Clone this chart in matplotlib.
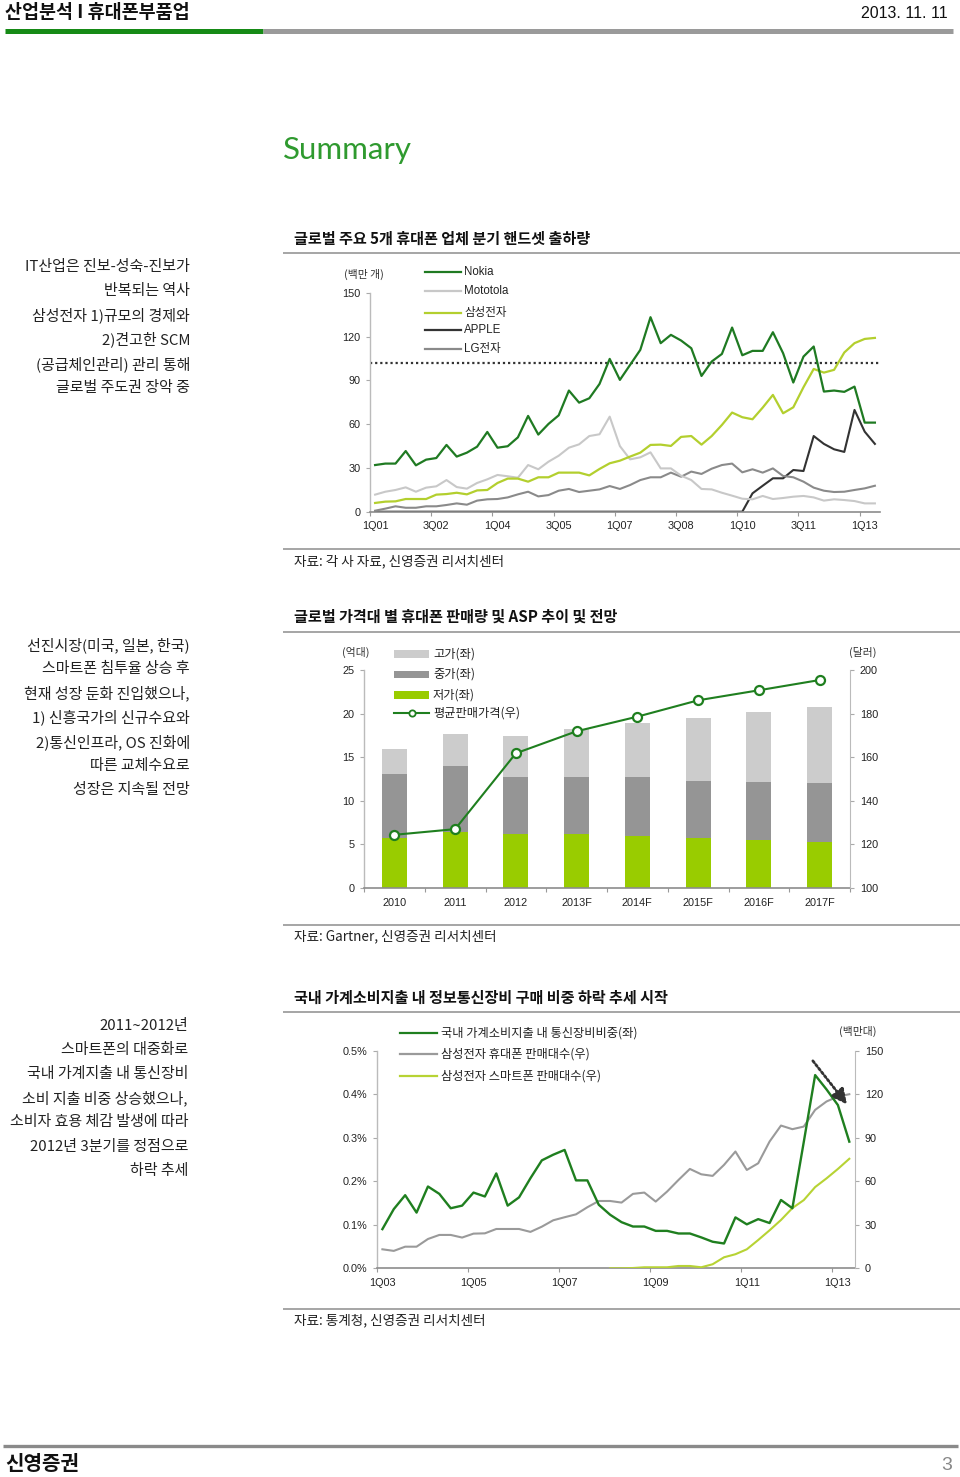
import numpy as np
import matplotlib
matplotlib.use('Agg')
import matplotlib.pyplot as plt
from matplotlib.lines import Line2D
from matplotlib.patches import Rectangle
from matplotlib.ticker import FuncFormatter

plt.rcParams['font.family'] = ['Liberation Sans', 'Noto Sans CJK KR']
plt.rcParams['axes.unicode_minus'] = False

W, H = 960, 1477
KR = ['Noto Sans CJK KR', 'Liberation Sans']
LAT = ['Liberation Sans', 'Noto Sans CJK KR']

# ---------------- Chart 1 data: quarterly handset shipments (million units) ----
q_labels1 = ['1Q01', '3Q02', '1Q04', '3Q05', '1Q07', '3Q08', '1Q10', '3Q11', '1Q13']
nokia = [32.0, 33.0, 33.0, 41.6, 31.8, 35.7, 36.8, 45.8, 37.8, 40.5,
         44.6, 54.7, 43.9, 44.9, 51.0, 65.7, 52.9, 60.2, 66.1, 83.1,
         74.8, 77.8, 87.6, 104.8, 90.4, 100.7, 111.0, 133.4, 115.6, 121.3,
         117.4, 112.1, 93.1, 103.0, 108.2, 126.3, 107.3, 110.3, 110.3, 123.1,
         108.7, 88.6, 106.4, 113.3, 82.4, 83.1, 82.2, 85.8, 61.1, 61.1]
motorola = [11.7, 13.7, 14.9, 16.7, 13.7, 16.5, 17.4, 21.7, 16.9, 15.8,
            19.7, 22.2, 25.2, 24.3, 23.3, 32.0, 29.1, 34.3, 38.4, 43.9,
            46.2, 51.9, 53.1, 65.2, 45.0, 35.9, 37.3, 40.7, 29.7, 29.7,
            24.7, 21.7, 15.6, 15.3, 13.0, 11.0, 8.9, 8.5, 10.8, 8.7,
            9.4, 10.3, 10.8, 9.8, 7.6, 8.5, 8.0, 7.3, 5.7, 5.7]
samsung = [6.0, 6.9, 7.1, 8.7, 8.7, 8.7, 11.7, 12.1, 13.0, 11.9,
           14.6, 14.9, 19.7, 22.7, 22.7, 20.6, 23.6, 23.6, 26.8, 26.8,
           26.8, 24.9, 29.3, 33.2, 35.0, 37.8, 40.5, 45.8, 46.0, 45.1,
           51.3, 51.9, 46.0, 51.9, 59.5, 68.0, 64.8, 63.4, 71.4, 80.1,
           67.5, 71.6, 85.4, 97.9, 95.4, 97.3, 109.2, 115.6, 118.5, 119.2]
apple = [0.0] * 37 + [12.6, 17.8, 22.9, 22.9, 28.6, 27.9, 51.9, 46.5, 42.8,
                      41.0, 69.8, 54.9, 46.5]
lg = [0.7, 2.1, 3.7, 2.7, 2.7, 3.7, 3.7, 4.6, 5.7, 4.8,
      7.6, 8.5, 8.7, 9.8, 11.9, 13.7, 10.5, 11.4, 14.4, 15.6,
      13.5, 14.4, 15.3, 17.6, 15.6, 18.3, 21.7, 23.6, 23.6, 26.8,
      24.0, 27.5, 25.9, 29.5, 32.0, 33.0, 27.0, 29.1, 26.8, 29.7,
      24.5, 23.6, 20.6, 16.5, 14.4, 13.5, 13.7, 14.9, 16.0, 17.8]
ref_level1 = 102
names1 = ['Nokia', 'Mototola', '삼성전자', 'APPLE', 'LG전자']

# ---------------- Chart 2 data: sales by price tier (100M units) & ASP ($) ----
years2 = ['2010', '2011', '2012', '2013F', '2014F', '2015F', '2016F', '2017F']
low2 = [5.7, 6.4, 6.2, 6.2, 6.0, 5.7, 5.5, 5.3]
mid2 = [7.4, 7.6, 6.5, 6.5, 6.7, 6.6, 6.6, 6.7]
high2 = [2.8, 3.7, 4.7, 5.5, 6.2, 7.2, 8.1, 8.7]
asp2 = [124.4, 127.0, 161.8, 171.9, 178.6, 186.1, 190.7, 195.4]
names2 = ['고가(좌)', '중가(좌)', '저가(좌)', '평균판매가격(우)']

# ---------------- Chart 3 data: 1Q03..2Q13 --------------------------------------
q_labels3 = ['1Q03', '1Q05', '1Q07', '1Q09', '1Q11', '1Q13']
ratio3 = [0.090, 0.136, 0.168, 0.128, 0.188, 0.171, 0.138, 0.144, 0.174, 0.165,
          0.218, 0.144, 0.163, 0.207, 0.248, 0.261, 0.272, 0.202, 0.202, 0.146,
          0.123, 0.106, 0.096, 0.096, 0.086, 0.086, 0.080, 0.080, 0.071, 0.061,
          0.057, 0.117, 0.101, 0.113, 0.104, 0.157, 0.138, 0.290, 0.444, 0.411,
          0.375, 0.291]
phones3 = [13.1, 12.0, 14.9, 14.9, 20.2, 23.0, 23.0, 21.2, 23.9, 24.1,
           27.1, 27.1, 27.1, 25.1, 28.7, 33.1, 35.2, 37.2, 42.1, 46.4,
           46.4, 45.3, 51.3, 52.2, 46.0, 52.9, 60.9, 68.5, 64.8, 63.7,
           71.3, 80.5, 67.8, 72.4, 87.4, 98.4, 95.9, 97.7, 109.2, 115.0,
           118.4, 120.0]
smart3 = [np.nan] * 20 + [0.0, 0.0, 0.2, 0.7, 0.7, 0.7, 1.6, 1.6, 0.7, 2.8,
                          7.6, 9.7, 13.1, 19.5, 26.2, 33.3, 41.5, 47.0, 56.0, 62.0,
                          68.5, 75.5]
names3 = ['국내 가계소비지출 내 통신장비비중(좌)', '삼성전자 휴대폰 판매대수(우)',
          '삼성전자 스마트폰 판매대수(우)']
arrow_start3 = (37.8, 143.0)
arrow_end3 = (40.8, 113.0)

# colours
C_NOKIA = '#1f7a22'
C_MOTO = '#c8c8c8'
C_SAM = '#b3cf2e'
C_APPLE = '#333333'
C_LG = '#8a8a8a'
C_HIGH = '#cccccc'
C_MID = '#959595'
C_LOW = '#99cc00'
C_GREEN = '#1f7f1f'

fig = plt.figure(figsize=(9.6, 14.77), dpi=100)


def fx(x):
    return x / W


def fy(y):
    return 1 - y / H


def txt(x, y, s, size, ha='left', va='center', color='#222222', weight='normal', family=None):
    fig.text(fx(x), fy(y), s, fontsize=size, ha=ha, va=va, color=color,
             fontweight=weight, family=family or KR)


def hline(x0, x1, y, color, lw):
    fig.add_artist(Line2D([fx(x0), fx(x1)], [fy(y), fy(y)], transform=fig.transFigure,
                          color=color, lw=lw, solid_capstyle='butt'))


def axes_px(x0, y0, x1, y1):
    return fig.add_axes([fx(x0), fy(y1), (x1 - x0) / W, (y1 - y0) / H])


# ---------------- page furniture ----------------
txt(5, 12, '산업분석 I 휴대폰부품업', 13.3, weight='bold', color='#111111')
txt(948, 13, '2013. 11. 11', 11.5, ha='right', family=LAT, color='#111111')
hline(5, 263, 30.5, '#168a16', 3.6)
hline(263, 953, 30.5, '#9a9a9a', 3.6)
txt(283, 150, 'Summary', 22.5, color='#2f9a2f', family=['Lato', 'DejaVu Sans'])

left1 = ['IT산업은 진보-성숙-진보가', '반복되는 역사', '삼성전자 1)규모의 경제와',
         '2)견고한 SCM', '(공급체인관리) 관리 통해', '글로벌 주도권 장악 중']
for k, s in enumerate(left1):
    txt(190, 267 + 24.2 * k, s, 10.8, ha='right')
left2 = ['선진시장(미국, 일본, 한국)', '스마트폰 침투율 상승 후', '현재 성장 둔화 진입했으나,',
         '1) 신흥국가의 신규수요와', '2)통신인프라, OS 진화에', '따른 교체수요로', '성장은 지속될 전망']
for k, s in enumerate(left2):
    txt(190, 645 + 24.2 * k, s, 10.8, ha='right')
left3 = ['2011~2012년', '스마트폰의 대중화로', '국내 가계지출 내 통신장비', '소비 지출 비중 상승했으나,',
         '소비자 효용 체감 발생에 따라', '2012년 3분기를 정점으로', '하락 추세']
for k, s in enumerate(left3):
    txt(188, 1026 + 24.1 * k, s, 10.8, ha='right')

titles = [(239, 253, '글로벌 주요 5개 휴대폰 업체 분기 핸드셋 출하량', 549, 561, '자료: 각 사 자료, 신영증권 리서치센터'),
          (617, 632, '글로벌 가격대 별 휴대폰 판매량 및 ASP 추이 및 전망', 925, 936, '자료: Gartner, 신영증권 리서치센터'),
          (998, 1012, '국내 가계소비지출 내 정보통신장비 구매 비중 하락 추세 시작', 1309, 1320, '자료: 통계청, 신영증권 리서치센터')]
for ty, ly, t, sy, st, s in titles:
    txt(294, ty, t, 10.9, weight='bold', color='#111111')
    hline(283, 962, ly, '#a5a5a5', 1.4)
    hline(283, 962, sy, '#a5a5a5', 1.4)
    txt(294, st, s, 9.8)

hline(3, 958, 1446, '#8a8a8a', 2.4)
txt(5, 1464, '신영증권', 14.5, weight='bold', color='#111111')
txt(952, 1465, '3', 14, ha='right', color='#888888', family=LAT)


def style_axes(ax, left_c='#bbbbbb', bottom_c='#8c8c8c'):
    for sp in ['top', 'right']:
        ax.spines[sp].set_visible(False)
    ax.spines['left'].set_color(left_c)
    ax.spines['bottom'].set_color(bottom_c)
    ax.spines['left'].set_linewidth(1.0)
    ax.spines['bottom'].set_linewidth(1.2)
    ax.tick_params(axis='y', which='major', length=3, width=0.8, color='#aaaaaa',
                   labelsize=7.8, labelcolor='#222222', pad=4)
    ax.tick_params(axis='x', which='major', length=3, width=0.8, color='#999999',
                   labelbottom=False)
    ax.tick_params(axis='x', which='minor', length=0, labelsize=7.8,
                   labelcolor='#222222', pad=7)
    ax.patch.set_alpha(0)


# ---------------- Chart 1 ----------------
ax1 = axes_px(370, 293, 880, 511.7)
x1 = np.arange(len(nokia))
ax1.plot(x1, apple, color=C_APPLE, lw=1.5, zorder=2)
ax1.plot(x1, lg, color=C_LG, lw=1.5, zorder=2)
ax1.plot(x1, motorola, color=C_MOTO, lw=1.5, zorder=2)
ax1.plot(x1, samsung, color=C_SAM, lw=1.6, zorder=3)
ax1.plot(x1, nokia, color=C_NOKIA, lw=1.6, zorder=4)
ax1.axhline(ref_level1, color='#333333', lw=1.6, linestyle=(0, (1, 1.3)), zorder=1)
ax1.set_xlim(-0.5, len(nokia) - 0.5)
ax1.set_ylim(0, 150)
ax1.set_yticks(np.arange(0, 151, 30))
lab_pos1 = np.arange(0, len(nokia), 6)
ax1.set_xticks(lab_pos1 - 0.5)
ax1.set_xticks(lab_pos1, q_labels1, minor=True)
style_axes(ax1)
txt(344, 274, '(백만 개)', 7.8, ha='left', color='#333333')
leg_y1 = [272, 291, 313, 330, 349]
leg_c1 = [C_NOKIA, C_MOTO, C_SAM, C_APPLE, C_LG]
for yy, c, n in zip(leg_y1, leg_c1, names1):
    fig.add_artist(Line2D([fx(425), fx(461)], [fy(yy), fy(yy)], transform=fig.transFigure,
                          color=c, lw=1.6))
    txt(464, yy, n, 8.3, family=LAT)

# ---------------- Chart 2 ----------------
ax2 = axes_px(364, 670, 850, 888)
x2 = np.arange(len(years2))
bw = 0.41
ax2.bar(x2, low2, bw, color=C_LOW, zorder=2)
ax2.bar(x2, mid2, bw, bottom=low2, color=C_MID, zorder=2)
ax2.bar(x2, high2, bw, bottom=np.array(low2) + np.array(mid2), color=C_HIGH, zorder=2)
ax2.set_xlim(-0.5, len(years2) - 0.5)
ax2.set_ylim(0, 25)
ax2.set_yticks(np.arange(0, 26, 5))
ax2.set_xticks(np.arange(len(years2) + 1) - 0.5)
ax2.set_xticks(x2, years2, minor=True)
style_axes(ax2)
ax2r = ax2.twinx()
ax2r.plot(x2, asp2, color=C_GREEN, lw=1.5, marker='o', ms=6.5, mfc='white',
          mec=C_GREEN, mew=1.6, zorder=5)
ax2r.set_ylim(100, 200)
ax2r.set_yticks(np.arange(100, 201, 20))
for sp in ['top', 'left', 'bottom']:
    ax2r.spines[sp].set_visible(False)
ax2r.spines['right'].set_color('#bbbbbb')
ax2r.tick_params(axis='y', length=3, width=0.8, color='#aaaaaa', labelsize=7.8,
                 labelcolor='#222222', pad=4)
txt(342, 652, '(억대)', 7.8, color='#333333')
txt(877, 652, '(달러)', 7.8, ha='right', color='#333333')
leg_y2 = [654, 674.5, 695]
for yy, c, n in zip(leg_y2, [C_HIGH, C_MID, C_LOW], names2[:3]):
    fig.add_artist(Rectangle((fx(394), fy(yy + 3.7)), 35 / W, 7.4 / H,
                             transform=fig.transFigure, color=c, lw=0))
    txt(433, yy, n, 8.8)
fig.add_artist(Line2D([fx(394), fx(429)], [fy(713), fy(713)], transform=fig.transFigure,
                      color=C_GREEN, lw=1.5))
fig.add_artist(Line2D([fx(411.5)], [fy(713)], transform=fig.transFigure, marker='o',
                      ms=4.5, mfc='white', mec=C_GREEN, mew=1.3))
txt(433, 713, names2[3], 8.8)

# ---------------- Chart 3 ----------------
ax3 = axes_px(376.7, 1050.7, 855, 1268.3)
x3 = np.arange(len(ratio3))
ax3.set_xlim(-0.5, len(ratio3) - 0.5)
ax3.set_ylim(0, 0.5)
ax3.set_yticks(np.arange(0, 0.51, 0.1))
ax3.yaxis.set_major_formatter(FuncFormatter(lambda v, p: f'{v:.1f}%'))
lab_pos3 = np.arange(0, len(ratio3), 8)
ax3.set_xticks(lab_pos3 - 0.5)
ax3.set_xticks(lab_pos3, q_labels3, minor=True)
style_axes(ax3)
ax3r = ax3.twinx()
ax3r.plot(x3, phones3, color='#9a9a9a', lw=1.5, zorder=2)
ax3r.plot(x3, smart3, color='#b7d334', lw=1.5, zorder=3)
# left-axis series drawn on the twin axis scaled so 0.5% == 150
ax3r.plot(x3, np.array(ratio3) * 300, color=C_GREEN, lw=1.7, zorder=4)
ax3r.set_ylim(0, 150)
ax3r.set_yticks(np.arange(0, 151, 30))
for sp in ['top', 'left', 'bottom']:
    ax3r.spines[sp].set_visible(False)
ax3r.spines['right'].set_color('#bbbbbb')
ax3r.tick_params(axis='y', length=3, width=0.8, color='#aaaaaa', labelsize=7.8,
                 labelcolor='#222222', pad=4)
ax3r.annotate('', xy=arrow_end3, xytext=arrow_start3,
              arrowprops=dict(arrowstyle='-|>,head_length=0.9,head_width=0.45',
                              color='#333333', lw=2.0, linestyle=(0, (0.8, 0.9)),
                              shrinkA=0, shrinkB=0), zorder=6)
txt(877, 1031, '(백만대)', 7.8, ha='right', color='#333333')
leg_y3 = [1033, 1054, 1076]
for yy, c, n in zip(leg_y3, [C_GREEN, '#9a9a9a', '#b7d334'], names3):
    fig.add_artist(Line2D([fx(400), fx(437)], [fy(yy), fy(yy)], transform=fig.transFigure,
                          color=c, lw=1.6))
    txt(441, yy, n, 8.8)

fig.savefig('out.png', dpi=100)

═══

Repeat only the lines from the beginning of the material through the line containing "LAT = ['Liberation Sans', 'Noto Sans CJK KR']", both ends kept, leaving pictures out.

Clone this chart in matplotlib.
import numpy as np
import matplotlib
matplotlib.use('Agg')
import matplotlib.pyplot as plt
from matplotlib.lines import Line2D
from matplotlib.patches import Rectangle
from matplotlib.ticker import FuncFormatter

plt.rcParams['font.family'] = ['Liberation Sans', 'Noto Sans CJK KR']
plt.rcParams['axes.unicode_minus'] = False

W, H = 960, 1477
KR = ['Noto Sans CJK KR', 'Liberation Sans']
LAT = ['Liberation Sans', 'Noto Sans CJK KR']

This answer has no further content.